#### WRITTEN REQUEST
Your task is to copy the listing exactly. Drop any pictures from the copy.

START

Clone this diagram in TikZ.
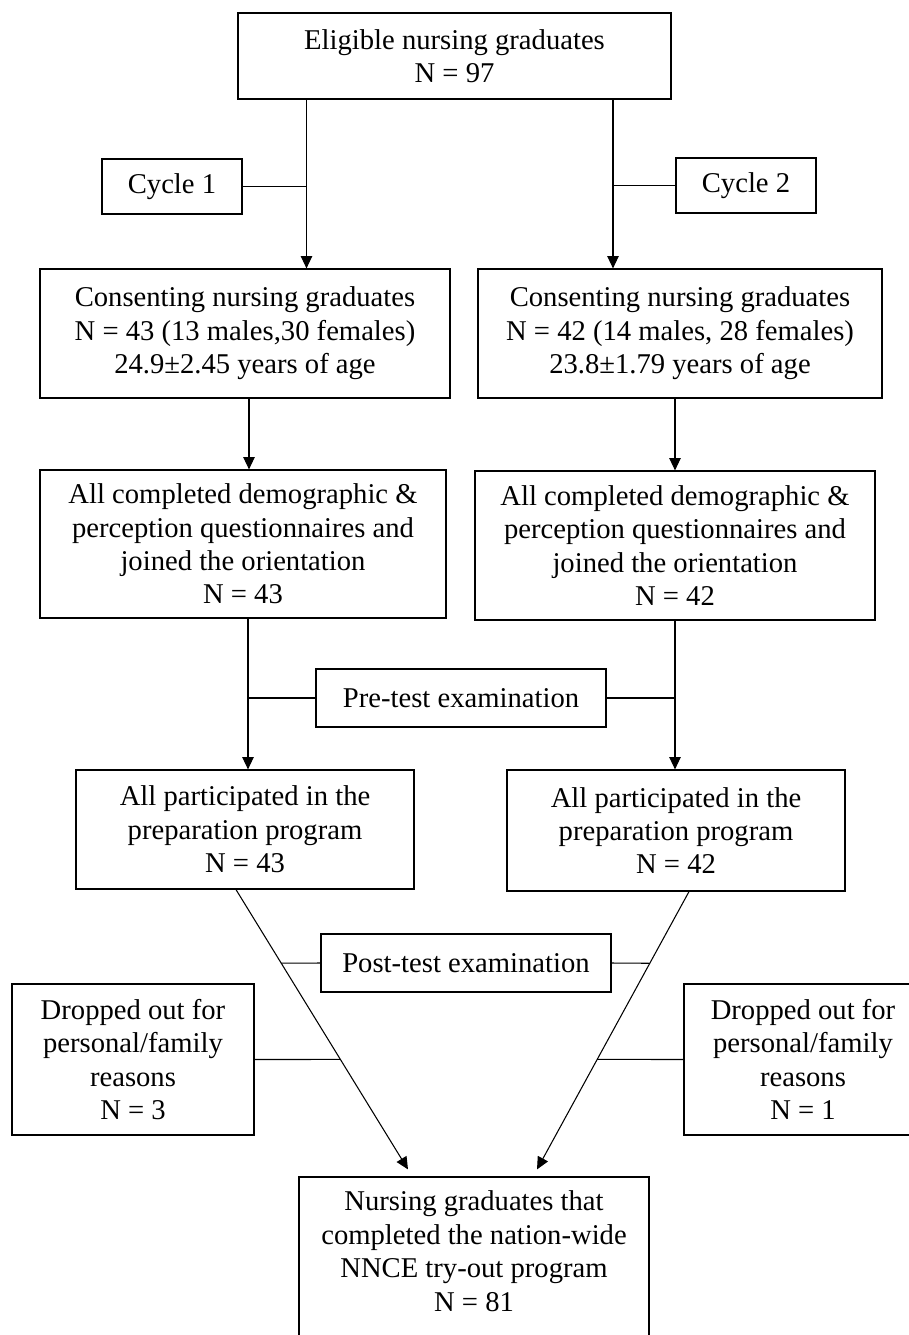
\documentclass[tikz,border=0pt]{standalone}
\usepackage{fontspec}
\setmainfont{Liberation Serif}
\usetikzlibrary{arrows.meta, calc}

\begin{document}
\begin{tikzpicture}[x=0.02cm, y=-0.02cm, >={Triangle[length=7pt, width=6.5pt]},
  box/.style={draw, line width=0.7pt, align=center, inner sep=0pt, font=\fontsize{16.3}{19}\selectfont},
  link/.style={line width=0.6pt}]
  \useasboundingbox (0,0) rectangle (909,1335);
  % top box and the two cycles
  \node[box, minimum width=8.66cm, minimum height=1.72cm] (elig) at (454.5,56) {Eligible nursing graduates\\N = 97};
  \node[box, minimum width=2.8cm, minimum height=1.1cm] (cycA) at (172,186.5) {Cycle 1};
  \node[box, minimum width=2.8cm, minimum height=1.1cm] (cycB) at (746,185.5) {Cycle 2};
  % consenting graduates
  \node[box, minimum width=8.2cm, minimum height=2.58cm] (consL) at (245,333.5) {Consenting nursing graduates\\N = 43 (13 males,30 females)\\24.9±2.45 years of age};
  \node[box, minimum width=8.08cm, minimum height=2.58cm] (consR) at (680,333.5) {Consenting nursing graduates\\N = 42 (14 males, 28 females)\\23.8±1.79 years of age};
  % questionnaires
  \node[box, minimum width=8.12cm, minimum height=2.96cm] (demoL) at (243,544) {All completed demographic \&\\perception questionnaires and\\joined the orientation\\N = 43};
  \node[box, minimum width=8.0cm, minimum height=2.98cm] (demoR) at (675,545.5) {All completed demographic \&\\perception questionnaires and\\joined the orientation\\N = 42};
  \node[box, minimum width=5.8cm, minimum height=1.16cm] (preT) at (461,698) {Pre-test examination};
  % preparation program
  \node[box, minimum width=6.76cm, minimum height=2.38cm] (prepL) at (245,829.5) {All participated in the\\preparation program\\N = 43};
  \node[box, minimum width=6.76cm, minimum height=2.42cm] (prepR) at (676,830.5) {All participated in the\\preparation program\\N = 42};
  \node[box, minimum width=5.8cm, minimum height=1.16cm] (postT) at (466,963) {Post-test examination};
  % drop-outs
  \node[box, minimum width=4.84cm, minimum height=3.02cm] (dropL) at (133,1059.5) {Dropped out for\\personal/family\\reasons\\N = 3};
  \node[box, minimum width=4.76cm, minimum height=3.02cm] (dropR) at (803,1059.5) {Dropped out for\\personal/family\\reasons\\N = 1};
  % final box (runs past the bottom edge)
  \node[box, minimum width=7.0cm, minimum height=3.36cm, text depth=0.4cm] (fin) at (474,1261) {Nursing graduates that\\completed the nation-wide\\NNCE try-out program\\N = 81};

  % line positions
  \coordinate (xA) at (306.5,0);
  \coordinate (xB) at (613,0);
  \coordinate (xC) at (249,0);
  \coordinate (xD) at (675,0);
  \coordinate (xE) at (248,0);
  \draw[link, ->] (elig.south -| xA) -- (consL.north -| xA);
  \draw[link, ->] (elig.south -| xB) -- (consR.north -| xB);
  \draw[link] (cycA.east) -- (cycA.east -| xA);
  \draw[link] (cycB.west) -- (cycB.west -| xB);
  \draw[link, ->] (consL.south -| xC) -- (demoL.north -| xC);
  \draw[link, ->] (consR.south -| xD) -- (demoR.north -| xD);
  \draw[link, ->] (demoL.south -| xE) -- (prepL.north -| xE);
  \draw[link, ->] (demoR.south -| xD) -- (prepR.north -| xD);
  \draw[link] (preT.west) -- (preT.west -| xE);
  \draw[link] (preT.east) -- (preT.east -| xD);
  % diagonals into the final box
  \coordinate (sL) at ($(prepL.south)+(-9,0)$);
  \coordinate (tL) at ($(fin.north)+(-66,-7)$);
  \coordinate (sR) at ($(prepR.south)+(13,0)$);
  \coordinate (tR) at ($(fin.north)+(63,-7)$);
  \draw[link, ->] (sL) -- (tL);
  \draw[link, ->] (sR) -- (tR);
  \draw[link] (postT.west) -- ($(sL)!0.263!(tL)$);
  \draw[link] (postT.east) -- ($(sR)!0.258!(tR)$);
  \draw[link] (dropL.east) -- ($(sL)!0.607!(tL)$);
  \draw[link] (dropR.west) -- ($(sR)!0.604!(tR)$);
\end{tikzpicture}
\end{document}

END

#### OUTPUT OF THE EXERCISE
Clone this diagram in TikZ.
\documentclass[tikz,border=0pt]{standalone}
\usepackage{fontspec}
\setmainfont{Liberation Serif}
\usetikzlibrary{arrows.meta, calc}

\begin{document}
\begin{tikzpicture}[x=0.02cm, y=-0.02cm, >={Triangle[length=7pt, width=6.5pt]},
  box/.style={draw, line width=0.7pt, align=center, inner sep=0pt, font=\fontsize{16.3}{19}\selectfont},
  link/.style={line width=0.6pt}]
  \useasboundingbox (0,0) rectangle (909,1335);
  % top box and the two cycles
  \node[box, minimum width=8.66cm, minimum height=1.72cm] (elig) at (454.5,56) {Eligible nursing graduates\\N = 97};
  \node[box, minimum width=2.8cm, minimum height=1.1cm] (cycA) at (172,186.5) {Cycle 1};
  \node[box, minimum width=2.8cm, minimum height=1.1cm] (cycB) at (746,185.5) {Cycle 2};
  % consenting graduates
  \node[box, minimum width=8.2cm, minimum height=2.58cm] (consL) at (245,333.5) {Consenting nursing graduates\\N = 43 (13 males,30 females)\\24.9±2.45 years of age};
  \node[box, minimum width=8.08cm, minimum height=2.58cm] (consR) at (680,333.5) {Consenting nursing graduates\\N = 42 (14 males, 28 females)\\23.8±1.79 years of age};
  % questionnaires
  \node[box, minimum width=8.12cm, minimum height=2.96cm] (demoL) at (243,544) {All completed demographic \&\\perception questionnaires and\\joined the orientation\\N = 43};
  \node[box, minimum width=8.0cm, minimum height=2.98cm] (demoR) at (675,545.5) {All completed demographic \&\\perception questionnaires and\\joined the orientation\\N = 42};
  \node[box, minimum width=5.8cm, minimum height=1.16cm] (preT) at (461,698) {Pre-test examination};
  % preparation program
  \node[box, minimum width=6.76cm, minimum height=2.38cm] (prepL) at (245,829.5) {All participated in the\\preparation program\\N = 43};
  \node[box, minimum width=6.76cm, minimum height=2.42cm] (prepR) at (676,830.5) {All participated in the\\preparation program\\N = 42};
  \node[box, minimum width=5.8cm, minimum height=1.16cm] (postT) at (466,963) {Post-test examination};
  % drop-outs
  \node[box, minimum width=4.84cm, minimum height=3.02cm] (dropL) at (133,1059.5) {Dropped out for\\personal/family\\reasons\\N = 3};
  \node[box, minimum width=4.76cm, minimum height=3.02cm] (dropR) at (803,1059.5) {Dropped out for\\personal/family\\reasons\\N = 1};
  % final box (runs past the bottom edge)
  \node[box, minimum width=7.0cm, minimum height=3.36cm, text depth=0.4cm] (fin) at (474,1261) {Nursing graduates that\\completed the nation-wide\\NNCE try-out program\\N = 81};

  % line positions
  \coordinate (xA) at (306.5,0);
  \coordinate (xB) at (613,0);
  \coordinate (xC) at (249,0);
  \coordinate (xD) at (675,0);
  \coordinate (xE) at (248,0);
  \draw[link, ->] (elig.south -| xA) -- (consL.north -| xA);
  \draw[link, ->] (elig.south -| xB) -- (consR.north -| xB);
  \draw[link] (cycA.east) -- (cycA.east -| xA);
  \draw[link] (cycB.west) -- (cycB.west -| xB);
  \draw[link, ->] (consL.south -| xC) -- (demoL.north -| xC);
  \draw[link, ->] (consR.south -| xD) -- (demoR.north -| xD);
  \draw[link, ->] (demoL.south -| xE) -- (prepL.north -| xE);
  \draw[link, ->] (demoR.south -| xD) -- (prepR.north -| xD);
  \draw[link] (preT.west) -- (preT.west -| xE);
  \draw[link] (preT.east) -- (preT.east -| xD);
  % diagonals into the final box
  \coordinate (sL) at ($(prepL.south)+(-9,0)$);
  \coordinate (tL) at ($(fin.north)+(-66,-7)$);
  \coordinate (sR) at ($(prepR.south)+(13,0)$);
  \coordinate (tR) at ($(fin.north)+(63,-7)$);
  \draw[link, ->] (sL) -- (tL);
  \draw[link, ->] (sR) -- (tR);
  \draw[link] (postT.west) -- ($(sL)!0.263!(tL)$);
  \draw[link] (postT.east) -- ($(sR)!0.258!(tR)$);
  \draw[link] (dropL.east) -- ($(sL)!0.607!(tL)$);
  \draw[link] (dropR.west) -- ($(sR)!0.604!(tR)$);
\end{tikzpicture}
\end{document}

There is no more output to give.